• WORK TO BE COMPLETED: Exactly repeat the material, dropping only the pictures.

○ ○ ○ ○ ○ ○ ○

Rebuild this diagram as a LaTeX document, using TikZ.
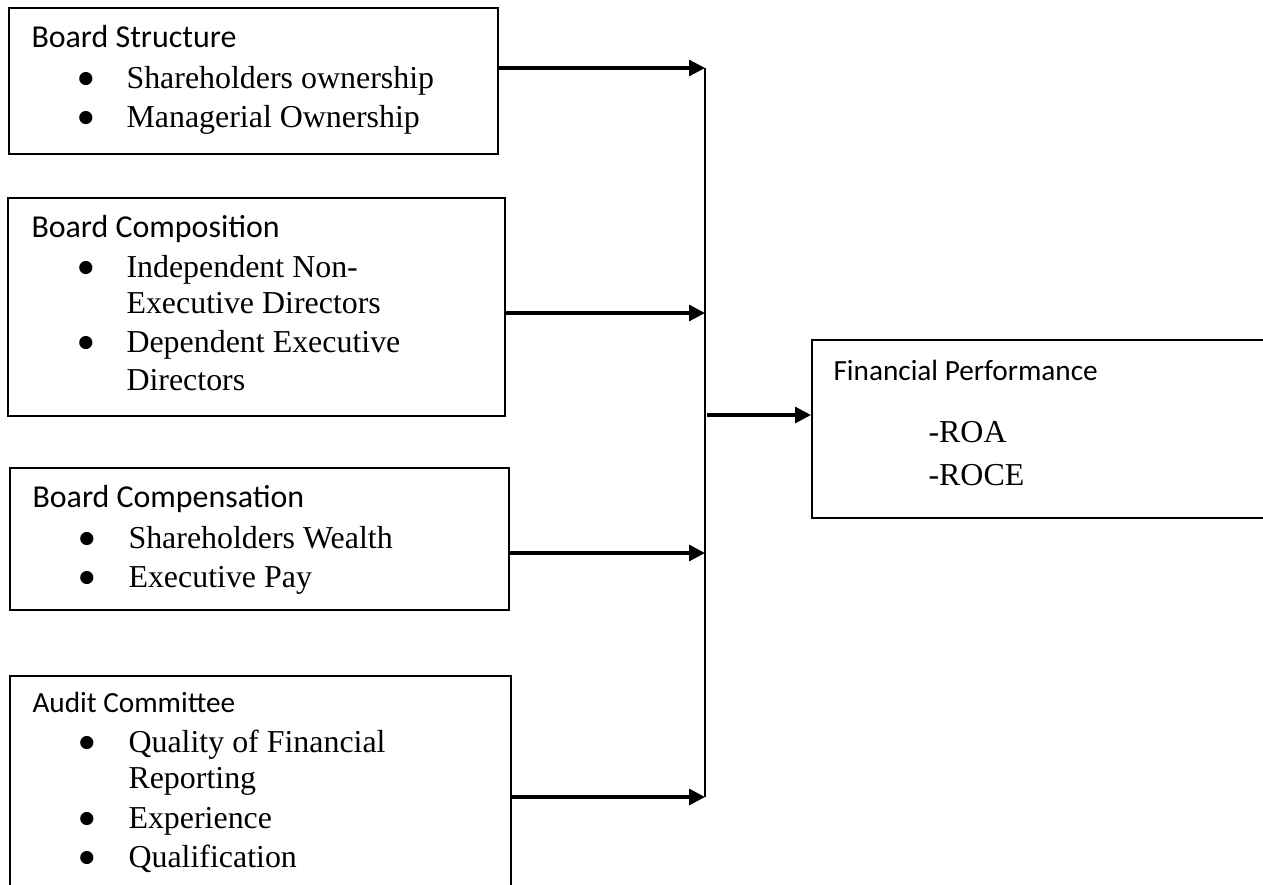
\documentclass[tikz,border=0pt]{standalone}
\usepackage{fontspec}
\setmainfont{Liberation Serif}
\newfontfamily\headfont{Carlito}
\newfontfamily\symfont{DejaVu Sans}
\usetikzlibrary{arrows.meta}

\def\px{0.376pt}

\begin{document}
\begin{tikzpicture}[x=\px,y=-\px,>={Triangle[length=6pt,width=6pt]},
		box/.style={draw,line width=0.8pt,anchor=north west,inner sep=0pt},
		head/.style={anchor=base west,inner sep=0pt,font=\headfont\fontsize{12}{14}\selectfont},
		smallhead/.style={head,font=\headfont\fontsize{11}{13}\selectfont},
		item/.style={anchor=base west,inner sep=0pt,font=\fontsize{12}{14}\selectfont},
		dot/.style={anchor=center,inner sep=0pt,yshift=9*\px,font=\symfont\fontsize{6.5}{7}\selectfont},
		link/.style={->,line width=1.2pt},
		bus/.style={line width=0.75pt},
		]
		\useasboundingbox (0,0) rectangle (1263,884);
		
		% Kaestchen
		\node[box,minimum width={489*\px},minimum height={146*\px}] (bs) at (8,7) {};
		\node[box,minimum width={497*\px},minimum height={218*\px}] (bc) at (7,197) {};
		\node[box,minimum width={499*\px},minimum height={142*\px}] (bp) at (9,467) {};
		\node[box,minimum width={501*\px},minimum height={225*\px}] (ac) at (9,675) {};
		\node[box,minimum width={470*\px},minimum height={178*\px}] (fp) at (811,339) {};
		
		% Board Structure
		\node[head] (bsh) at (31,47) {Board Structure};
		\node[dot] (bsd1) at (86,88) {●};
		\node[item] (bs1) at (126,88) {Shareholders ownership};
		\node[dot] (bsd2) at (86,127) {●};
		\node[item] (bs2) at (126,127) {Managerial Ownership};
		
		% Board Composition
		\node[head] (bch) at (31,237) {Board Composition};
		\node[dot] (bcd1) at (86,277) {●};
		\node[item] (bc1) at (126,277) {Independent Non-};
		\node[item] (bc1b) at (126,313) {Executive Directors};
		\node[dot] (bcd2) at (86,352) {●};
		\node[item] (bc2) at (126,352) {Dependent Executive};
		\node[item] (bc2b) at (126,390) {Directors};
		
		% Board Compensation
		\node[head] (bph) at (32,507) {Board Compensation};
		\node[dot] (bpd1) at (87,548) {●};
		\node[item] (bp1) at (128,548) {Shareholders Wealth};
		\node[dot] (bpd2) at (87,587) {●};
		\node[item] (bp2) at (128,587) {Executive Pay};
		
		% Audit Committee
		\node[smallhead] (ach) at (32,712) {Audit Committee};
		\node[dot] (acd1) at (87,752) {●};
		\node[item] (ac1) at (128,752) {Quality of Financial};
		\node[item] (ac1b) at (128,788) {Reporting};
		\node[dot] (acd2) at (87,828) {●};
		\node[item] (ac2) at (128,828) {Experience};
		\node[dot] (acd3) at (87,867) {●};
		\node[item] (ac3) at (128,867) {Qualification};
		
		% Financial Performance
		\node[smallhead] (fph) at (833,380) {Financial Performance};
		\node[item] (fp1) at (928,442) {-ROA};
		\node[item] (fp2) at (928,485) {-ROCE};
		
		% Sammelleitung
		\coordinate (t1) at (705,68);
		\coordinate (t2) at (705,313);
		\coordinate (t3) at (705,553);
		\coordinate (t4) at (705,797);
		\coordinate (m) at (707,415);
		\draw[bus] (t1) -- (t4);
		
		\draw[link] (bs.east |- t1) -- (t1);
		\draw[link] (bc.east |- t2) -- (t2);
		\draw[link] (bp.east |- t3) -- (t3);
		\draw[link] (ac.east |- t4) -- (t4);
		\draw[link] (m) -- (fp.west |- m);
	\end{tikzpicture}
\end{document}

○ ○ ○ ○ ○ ○ ○

• SOLUTION:
Rebuild this diagram as a LaTeX document, using TikZ.
\documentclass[tikz,border=0pt]{standalone}
\usepackage{fontspec}
\setmainfont{Liberation Serif}
\newfontfamily\headfont{Carlito}
\newfontfamily\symfont{DejaVu Sans}
\usetikzlibrary{arrows.meta}

\def\px{0.376pt}

\begin{document}
\begin{tikzpicture}[x=\px,y=-\px,>={Triangle[length=6pt,width=6pt]},
		box/.style={draw,line width=0.8pt,anchor=north west,inner sep=0pt},
		head/.style={anchor=base west,inner sep=0pt,font=\headfont\fontsize{12}{14}\selectfont},
		smallhead/.style={head,font=\headfont\fontsize{11}{13}\selectfont},
		item/.style={anchor=base west,inner sep=0pt,font=\fontsize{12}{14}\selectfont},
		dot/.style={anchor=center,inner sep=0pt,yshift=9*\px,font=\symfont\fontsize{6.5}{7}\selectfont},
		link/.style={->,line width=1.2pt},
		bus/.style={line width=0.75pt},
		]
		\useasboundingbox (0,0) rectangle (1263,884);
		
		% Kaestchen
		\node[box,minimum width={489*\px},minimum height={146*\px}] (bs) at (8,7) {};
		\node[box,minimum width={497*\px},minimum height={218*\px}] (bc) at (7,197) {};
		\node[box,minimum width={499*\px},minimum height={142*\px}] (bp) at (9,467) {};
		\node[box,minimum width={501*\px},minimum height={225*\px}] (ac) at (9,675) {};
		\node[box,minimum width={470*\px},minimum height={178*\px}] (fp) at (811,339) {};
		
		% Board Structure
		\node[head] (bsh) at (31,47) {Board Structure};
		\node[dot] (bsd1) at (86,88) {●};
		\node[item] (bs1) at (126,88) {Shareholders ownership};
		\node[dot] (bsd2) at (86,127) {●};
		\node[item] (bs2) at (126,127) {Managerial Ownership};
		
		% Board Composition
		\node[head] (bch) at (31,237) {Board Composition};
		\node[dot] (bcd1) at (86,277) {●};
		\node[item] (bc1) at (126,277) {Independent Non-};
		\node[item] (bc1b) at (126,313) {Executive Directors};
		\node[dot] (bcd2) at (86,352) {●};
		\node[item] (bc2) at (126,352) {Dependent Executive};
		\node[item] (bc2b) at (126,390) {Directors};
		
		% Board Compensation
		\node[head] (bph) at (32,507) {Board Compensation};
		\node[dot] (bpd1) at (87,548) {●};
		\node[item] (bp1) at (128,548) {Shareholders Wealth};
		\node[dot] (bpd2) at (87,587) {●};
		\node[item] (bp2) at (128,587) {Executive Pay};
		
		% Audit Committee
		\node[smallhead] (ach) at (32,712) {Audit Committee};
		\node[dot] (acd1) at (87,752) {●};
		\node[item] (ac1) at (128,752) {Quality of Financial};
		\node[item] (ac1b) at (128,788) {Reporting};
		\node[dot] (acd2) at (87,828) {●};
		\node[item] (ac2) at (128,828) {Experience};
		\node[dot] (acd3) at (87,867) {●};
		\node[item] (ac3) at (128,867) {Qualification};
		
		% Financial Performance
		\node[smallhead] (fph) at (833,380) {Financial Performance};
		\node[item] (fp1) at (928,442) {-ROA};
		\node[item] (fp2) at (928,485) {-ROCE};
		
		% Sammelleitung
		\coordinate (t1) at (705,68);
		\coordinate (t2) at (705,313);
		\coordinate (t3) at (705,553);
		\coordinate (t4) at (705,797);
		\coordinate (m) at (707,415);
		\draw[bus] (t1) -- (t4);
		
		\draw[link] (bs.east |- t1) -- (t1);
		\draw[link] (bc.east |- t2) -- (t2);
		\draw[link] (bp.east |- t3) -- (t3);
		\draw[link] (ac.east |- t4) -- (t4);
		\draw[link] (m) -- (fp.west |- m);
	\end{tikzpicture}
\end{document}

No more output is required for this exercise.